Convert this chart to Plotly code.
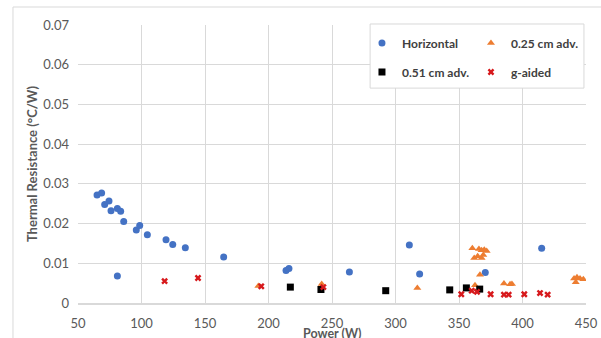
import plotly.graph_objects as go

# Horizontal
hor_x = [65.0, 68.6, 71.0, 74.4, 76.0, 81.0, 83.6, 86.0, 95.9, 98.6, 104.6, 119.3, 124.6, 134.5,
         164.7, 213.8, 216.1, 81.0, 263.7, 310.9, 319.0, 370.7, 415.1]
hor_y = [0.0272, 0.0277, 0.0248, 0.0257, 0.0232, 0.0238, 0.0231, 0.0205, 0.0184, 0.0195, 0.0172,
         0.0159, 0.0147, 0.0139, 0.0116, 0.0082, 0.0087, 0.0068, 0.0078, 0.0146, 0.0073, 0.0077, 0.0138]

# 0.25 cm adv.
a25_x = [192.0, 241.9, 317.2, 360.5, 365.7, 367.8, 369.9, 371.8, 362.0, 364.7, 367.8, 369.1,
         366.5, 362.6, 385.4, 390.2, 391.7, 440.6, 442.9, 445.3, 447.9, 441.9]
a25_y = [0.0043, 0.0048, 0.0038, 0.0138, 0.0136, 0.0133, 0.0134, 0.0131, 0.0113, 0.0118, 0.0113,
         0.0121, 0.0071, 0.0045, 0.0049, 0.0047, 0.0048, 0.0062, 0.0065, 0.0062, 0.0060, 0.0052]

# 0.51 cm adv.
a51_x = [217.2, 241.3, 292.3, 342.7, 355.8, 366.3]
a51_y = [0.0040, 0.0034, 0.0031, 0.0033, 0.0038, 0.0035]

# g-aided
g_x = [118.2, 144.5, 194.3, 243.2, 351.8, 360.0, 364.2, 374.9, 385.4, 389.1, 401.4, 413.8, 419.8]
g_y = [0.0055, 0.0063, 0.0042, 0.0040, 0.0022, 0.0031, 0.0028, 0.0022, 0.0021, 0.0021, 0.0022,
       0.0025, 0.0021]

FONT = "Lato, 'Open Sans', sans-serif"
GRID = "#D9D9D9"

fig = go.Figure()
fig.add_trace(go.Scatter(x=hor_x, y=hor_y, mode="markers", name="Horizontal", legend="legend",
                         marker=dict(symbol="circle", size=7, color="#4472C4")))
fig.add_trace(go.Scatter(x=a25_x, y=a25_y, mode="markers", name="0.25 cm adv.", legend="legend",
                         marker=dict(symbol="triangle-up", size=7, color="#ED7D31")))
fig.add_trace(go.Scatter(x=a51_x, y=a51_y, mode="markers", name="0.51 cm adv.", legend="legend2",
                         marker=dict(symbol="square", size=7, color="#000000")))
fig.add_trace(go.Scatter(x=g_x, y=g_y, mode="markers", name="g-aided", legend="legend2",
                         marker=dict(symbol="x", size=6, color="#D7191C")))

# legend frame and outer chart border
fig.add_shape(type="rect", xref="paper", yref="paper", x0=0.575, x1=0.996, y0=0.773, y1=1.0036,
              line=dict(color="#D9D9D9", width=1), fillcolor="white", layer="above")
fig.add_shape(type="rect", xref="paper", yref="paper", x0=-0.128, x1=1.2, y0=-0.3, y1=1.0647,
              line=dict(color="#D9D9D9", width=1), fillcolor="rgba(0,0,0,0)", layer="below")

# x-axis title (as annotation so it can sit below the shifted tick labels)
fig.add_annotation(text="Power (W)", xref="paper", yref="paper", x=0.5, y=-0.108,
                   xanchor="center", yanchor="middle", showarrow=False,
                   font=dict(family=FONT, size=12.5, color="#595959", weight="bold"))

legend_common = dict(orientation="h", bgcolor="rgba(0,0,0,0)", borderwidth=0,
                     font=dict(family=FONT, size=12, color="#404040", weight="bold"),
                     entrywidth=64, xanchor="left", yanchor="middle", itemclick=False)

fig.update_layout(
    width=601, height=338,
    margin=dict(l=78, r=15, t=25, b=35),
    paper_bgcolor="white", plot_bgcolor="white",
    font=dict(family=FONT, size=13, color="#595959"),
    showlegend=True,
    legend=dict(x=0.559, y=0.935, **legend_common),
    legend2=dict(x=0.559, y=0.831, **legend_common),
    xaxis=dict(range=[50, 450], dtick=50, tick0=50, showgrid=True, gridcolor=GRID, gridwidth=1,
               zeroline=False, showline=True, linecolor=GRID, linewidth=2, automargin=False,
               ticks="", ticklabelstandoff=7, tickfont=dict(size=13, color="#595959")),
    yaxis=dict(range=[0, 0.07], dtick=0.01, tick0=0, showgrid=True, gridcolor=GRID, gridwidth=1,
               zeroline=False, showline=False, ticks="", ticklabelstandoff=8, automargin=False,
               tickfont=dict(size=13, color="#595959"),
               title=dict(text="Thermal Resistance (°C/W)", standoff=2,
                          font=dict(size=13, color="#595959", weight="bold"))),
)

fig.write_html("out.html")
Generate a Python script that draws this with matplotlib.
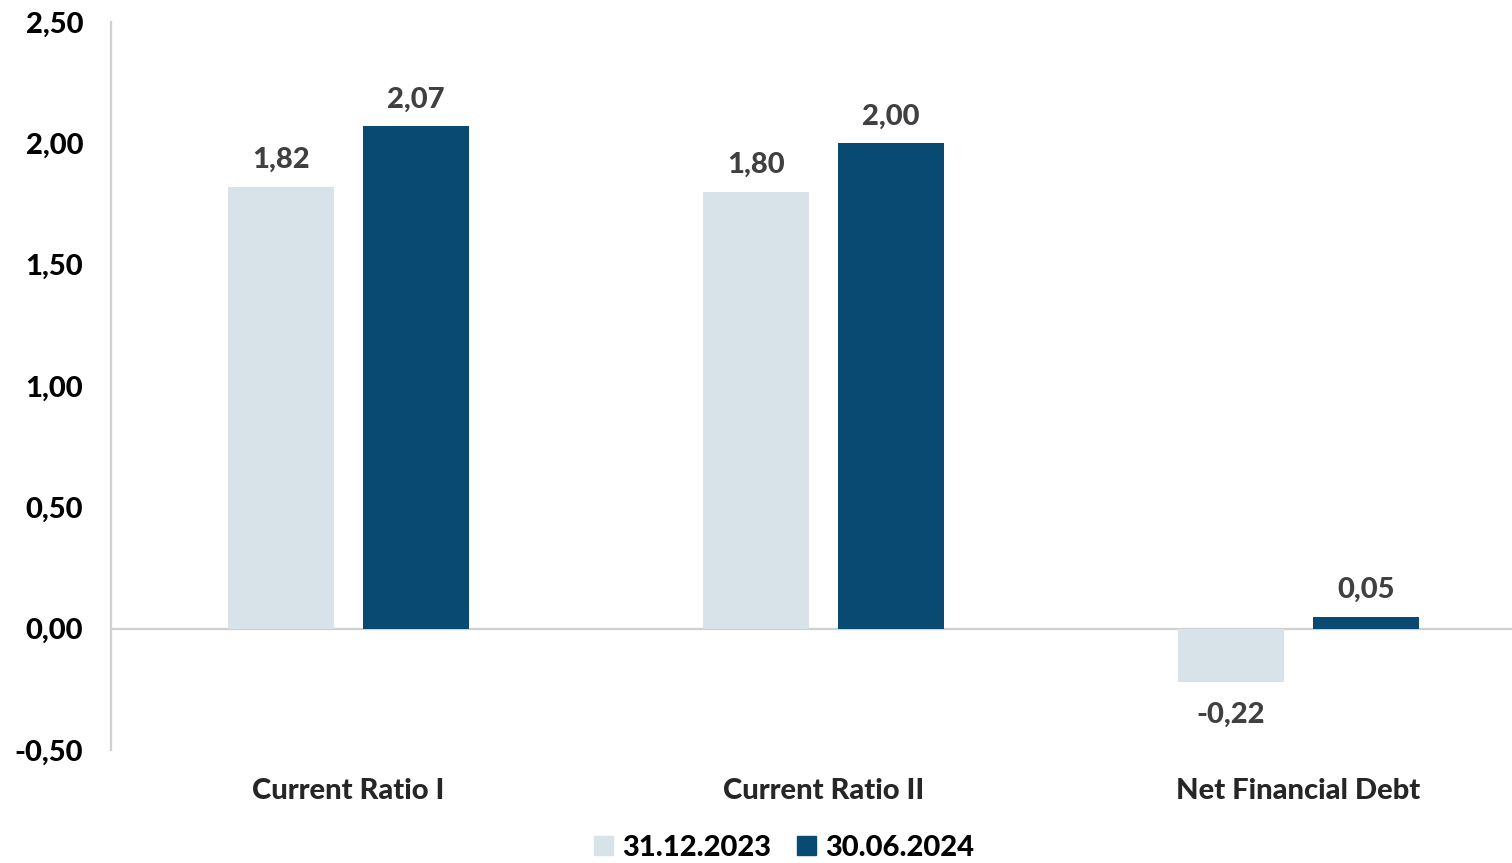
* * * * * * *
§ **INSTRUCTION**:
Copy out all of the material exactly as written, without its pictures.

§ **SOLUTION TO THE PROBLEM**:
Convert this chart to Plotly code.
import plotly.graph_objects as go

# Horizontal
hor_x = [65.0, 68.6, 71.0, 74.4, 76.0, 81.0, 83.6, 86.0, 95.9, 98.6, 104.6, 119.3, 124.6, 134.5,
         164.7, 213.8, 216.1, 81.0, 263.7, 310.9, 319.0, 370.7, 415.1]
hor_y = [0.0272, 0.0277, 0.0248, 0.0257, 0.0232, 0.0238, 0.0231, 0.0205, 0.0184, 0.0195, 0.0172,
         0.0159, 0.0147, 0.0139, 0.0116, 0.0082, 0.0087, 0.0068, 0.0078, 0.0146, 0.0073, 0.0077, 0.0138]

# 0.25 cm adv.
a25_x = [192.0, 241.9, 317.2, 360.5, 365.7, 367.8, 369.9, 371.8, 362.0, 364.7, 367.8, 369.1,
         366.5, 362.6, 385.4, 390.2, 391.7, 440.6, 442.9, 445.3, 447.9, 441.9]
a25_y = [0.0043, 0.0048, 0.0038, 0.0138, 0.0136, 0.0133, 0.0134, 0.0131, 0.0113, 0.0118, 0.0113,
         0.0121, 0.0071, 0.0045, 0.0049, 0.0047, 0.0048, 0.0062, 0.0065, 0.0062, 0.0060, 0.0052]

# 0.51 cm adv.
a51_x = [217.2, 241.3, 292.3, 342.7, 355.8, 366.3]
a51_y = [0.0040, 0.0034, 0.0031, 0.0033, 0.0038, 0.0035]

# g-aided
g_x = [118.2, 144.5, 194.3, 243.2, 351.8, 360.0, 364.2, 374.9, 385.4, 389.1, 401.4, 413.8, 419.8]
g_y = [0.0055, 0.0063, 0.0042, 0.0040, 0.0022, 0.0031, 0.0028, 0.0022, 0.0021, 0.0021, 0.0022,
       0.0025, 0.0021]

FONT = "Lato, 'Open Sans', sans-serif"
GRID = "#D9D9D9"

fig = go.Figure()
fig.add_trace(go.Scatter(x=hor_x, y=hor_y, mode="markers", name="Horizontal", legend="legend",
                         marker=dict(symbol="circle", size=7, color="#4472C4")))
fig.add_trace(go.Scatter(x=a25_x, y=a25_y, mode="markers", name="0.25 cm adv.", legend="legend",
                         marker=dict(symbol="triangle-up", size=7, color="#ED7D31")))
fig.add_trace(go.Scatter(x=a51_x, y=a51_y, mode="markers", name="0.51 cm adv.", legend="legend2",
                         marker=dict(symbol="square", size=7, color="#000000")))
fig.add_trace(go.Scatter(x=g_x, y=g_y, mode="markers", name="g-aided", legend="legend2",
                         marker=dict(symbol="x", size=6, color="#D7191C")))

# legend frame and outer chart border
fig.add_shape(type="rect", xref="paper", yref="paper", x0=0.575, x1=0.996, y0=0.773, y1=1.0036,
              line=dict(color="#D9D9D9", width=1), fillcolor="white", layer="above")
fig.add_shape(type="rect", xref="paper", yref="paper", x0=-0.128, x1=1.2, y0=-0.3, y1=1.0647,
              line=dict(color="#D9D9D9", width=1), fillcolor="rgba(0,0,0,0)", layer="below")

# x-axis title (as annotation so it can sit below the shifted tick labels)
fig.add_annotation(text="Power (W)", xref="paper", yref="paper", x=0.5, y=-0.108,
                   xanchor="center", yanchor="middle", showarrow=False,
                   font=dict(family=FONT, size=12.5, color="#595959", weight="bold"))

legend_common = dict(orientation="h", bgcolor="rgba(0,0,0,0)", borderwidth=0,
                     font=dict(family=FONT, size=12, color="#404040", weight="bold"),
                     entrywidth=64, xanchor="left", yanchor="middle", itemclick=False)

fig.update_layout(
    width=601, height=338,
    margin=dict(l=78, r=15, t=25, b=35),
    paper_bgcolor="white", plot_bgcolor="white",
    font=dict(family=FONT, size=13, color="#595959"),
    showlegend=True,
    legend=dict(x=0.559, y=0.935, **legend_common),
    legend2=dict(x=0.559, y=0.831, **legend_common),
    xaxis=dict(range=[50, 450], dtick=50, tick0=50, showgrid=True, gridcolor=GRID, gridwidth=1,
               zeroline=False, showline=True, linecolor=GRID, linewidth=2, automargin=False,
               ticks="", ticklabelstandoff=7, tickfont=dict(size=13, color="#595959")),
    yaxis=dict(range=[0, 0.07], dtick=0.01, tick0=0, showgrid=True, gridcolor=GRID, gridwidth=1,
               zeroline=False, showline=False, ticks="", ticklabelstandoff=8, automargin=False,
               tickfont=dict(size=13, color="#595959"),
               title=dict(text="Thermal Resistance (°C/W)", standoff=2,
                          font=dict(size=13, color="#595959", weight="bold"))),
)

fig.write_html("out.html")
Generate a Python script that draws this with matplotlib.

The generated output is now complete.